> YOUR OBJECTIVE:
Copy every line, exactly and only, from the line containing "Rebuild this chart" to the line containing "py = 1 / (ybot - ytop)", both lines included.

> SUPPLIED ENTRIES:
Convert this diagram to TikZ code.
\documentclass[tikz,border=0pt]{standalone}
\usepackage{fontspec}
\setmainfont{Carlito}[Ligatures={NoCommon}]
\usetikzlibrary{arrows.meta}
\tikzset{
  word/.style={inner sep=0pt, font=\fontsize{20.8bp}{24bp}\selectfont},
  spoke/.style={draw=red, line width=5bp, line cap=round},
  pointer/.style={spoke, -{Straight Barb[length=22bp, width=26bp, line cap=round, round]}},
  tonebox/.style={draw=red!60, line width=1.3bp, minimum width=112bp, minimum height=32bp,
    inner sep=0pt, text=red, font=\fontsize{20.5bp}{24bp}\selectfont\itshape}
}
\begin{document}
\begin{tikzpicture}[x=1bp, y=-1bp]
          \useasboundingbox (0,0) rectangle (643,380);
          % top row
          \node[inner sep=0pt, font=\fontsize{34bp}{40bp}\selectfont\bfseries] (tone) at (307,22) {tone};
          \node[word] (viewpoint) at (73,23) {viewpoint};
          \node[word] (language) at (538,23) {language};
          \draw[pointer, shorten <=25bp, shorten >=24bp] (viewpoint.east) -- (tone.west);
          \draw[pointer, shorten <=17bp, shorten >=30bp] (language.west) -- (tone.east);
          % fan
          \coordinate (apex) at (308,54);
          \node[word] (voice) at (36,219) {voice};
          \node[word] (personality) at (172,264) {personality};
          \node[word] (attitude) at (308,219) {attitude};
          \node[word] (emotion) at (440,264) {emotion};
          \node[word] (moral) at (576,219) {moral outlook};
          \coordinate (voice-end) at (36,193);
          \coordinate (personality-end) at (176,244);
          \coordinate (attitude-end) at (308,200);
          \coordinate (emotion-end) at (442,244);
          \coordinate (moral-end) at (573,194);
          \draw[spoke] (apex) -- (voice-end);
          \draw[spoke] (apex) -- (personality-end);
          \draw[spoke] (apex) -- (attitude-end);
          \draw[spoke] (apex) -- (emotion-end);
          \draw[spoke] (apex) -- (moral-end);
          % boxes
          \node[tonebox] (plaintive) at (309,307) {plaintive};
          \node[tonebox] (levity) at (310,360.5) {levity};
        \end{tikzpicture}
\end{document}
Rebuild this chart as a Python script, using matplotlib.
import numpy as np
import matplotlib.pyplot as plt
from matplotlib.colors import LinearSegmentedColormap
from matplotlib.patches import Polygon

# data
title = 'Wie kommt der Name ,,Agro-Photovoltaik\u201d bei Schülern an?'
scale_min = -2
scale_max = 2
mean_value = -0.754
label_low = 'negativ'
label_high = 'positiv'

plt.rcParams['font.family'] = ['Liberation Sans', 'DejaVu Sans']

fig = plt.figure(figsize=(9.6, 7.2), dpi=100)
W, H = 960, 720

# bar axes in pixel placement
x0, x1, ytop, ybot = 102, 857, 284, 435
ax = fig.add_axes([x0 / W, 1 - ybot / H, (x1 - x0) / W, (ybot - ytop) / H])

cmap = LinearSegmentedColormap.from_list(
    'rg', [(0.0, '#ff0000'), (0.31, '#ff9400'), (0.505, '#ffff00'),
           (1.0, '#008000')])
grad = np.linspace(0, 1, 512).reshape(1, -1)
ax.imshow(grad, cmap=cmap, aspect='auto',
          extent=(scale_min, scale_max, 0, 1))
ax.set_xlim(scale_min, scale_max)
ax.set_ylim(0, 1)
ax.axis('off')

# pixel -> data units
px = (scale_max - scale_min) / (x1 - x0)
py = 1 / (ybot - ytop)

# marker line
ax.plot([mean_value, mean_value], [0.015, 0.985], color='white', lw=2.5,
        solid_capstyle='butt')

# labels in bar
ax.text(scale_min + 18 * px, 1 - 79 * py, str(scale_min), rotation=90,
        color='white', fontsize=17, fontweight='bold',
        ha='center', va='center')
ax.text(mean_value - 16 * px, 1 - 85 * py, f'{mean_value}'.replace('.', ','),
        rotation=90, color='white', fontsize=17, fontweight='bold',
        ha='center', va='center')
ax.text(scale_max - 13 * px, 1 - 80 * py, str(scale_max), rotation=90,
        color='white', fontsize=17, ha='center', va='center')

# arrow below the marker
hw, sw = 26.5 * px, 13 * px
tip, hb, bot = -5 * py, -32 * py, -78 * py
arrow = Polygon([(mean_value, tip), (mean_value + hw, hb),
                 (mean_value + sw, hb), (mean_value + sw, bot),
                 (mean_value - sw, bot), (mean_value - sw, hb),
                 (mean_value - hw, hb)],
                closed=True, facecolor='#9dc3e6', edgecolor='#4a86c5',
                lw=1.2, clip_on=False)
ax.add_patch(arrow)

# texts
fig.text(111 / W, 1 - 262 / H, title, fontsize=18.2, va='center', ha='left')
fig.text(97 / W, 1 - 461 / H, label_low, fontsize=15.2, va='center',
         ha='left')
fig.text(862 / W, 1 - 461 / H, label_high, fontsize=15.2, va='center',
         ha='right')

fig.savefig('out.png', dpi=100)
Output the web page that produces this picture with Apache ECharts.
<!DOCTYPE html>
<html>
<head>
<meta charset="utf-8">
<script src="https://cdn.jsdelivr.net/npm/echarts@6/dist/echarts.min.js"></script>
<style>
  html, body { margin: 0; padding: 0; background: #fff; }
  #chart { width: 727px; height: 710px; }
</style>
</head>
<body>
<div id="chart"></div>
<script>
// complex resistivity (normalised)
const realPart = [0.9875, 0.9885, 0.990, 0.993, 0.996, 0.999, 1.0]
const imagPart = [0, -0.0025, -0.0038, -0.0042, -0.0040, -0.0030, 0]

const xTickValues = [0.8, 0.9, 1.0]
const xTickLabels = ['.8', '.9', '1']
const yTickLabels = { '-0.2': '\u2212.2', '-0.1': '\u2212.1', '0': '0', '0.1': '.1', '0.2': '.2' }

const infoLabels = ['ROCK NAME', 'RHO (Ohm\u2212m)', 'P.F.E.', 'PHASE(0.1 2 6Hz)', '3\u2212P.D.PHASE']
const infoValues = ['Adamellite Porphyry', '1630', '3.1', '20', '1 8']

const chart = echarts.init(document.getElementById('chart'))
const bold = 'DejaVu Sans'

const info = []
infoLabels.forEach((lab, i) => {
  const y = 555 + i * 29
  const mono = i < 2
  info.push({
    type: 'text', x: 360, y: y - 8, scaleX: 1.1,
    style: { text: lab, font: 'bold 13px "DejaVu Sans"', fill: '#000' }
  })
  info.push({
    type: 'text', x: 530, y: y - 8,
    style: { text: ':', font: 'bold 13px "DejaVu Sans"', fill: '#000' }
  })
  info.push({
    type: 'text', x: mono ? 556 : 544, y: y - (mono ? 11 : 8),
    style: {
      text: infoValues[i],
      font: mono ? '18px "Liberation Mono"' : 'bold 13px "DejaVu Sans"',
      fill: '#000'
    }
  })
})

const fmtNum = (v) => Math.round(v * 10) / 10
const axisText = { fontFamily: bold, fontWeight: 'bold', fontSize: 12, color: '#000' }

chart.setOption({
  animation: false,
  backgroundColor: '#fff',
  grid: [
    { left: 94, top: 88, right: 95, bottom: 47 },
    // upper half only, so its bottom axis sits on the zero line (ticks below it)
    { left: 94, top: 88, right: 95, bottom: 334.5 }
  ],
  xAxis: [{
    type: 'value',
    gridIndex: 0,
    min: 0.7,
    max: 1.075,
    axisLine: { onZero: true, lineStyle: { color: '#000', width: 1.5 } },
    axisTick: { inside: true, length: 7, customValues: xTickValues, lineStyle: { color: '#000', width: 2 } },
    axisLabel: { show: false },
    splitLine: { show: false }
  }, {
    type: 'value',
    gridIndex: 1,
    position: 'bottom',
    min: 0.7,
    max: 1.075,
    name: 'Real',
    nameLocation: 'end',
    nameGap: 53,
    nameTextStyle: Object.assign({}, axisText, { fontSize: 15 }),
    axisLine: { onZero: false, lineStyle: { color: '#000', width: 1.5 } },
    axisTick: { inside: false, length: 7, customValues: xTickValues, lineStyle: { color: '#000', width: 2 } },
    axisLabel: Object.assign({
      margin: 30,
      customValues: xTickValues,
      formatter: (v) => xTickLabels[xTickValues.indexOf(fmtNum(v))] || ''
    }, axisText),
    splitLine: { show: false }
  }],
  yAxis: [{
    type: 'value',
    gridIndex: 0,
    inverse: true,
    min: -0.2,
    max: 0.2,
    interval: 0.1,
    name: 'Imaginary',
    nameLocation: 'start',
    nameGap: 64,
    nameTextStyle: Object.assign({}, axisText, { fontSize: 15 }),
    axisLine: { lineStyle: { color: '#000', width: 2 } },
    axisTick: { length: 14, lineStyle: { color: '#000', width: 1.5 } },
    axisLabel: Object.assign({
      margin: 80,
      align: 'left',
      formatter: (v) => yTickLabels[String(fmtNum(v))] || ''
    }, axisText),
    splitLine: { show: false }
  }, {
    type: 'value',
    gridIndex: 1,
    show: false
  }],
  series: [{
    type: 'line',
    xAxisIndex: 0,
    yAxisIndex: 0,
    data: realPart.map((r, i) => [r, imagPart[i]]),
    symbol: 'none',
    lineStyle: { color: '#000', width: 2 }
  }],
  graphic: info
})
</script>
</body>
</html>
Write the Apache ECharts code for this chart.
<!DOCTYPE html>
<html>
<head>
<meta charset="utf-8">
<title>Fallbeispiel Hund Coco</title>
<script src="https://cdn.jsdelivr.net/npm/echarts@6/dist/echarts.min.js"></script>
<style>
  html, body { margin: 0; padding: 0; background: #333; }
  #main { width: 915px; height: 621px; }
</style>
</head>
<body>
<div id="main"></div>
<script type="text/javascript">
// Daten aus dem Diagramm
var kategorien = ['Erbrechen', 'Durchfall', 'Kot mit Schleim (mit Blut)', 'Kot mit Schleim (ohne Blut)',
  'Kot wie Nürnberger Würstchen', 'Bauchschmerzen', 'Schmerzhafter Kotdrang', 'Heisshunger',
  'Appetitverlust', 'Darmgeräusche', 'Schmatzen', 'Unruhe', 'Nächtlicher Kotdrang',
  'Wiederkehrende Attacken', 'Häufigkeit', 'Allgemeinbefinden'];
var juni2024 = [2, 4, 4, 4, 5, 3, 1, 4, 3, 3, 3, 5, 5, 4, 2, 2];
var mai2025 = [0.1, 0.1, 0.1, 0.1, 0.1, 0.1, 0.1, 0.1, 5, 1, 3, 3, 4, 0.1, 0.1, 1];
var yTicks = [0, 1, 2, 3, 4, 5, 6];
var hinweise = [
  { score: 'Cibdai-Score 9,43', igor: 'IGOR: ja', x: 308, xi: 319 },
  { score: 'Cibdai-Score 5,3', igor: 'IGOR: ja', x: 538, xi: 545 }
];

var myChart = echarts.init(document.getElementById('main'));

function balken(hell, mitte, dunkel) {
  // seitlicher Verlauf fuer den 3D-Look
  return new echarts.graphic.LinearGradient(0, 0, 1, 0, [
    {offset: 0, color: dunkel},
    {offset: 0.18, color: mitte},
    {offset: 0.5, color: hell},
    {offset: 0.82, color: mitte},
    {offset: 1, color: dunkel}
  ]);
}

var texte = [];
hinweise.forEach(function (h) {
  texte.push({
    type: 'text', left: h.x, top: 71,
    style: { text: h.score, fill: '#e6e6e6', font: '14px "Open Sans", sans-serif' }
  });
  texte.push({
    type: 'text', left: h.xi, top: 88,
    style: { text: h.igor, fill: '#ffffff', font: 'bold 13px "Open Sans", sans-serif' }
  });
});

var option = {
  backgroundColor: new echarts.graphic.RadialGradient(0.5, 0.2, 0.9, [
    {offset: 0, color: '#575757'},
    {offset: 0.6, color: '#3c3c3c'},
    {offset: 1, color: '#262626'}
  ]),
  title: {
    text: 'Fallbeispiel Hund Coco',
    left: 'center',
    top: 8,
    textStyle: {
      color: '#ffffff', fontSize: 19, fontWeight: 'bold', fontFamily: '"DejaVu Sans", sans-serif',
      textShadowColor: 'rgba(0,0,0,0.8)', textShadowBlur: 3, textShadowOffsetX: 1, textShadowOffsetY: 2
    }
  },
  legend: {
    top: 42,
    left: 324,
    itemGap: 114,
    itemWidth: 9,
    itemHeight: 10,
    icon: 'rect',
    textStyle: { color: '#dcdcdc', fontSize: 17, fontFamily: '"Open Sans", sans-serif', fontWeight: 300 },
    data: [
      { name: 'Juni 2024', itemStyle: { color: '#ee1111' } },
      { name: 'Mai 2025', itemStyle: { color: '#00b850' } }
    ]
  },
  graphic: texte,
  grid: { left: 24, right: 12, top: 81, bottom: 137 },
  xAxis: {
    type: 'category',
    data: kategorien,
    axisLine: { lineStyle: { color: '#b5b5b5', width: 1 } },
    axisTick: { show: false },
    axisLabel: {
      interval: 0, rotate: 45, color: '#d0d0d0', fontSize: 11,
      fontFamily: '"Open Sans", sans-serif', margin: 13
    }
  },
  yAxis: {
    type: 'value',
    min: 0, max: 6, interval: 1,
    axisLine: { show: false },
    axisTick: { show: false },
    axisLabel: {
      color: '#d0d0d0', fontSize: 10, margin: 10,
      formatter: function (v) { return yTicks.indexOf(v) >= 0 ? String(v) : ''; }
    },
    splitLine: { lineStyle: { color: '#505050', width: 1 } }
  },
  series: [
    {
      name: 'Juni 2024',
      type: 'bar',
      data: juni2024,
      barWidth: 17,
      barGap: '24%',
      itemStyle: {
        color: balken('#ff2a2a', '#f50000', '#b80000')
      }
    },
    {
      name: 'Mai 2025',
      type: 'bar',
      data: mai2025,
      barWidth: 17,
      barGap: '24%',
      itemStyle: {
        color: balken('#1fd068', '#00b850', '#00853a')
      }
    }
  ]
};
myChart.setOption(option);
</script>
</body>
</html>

> FULL SOLUTION:
Rebuild this chart as a Python script, using matplotlib.
import numpy as np
import matplotlib.pyplot as plt
from matplotlib.colors import LinearSegmentedColormap
from matplotlib.patches import Polygon

# data
title = 'Wie kommt der Name ,,Agro-Photovoltaik\u201d bei Schülern an?'
scale_min = -2
scale_max = 2
mean_value = -0.754
label_low = 'negativ'
label_high = 'positiv'

plt.rcParams['font.family'] = ['Liberation Sans', 'DejaVu Sans']

fig = plt.figure(figsize=(9.6, 7.2), dpi=100)
W, H = 960, 720

# bar axes in pixel placement
x0, x1, ytop, ybot = 102, 857, 284, 435
ax = fig.add_axes([x0 / W, 1 - ybot / H, (x1 - x0) / W, (ybot - ytop) / H])

cmap = LinearSegmentedColormap.from_list(
    'rg', [(0.0, '#ff0000'), (0.31, '#ff9400'), (0.505, '#ffff00'),
           (1.0, '#008000')])
grad = np.linspace(0, 1, 512).reshape(1, -1)
ax.imshow(grad, cmap=cmap, aspect='auto',
          extent=(scale_min, scale_max, 0, 1))
ax.set_xlim(scale_min, scale_max)
ax.set_ylim(0, 1)
ax.axis('off')

# pixel -> data units
px = (scale_max - scale_min) / (x1 - x0)
py = 1 / (ybot - ytop)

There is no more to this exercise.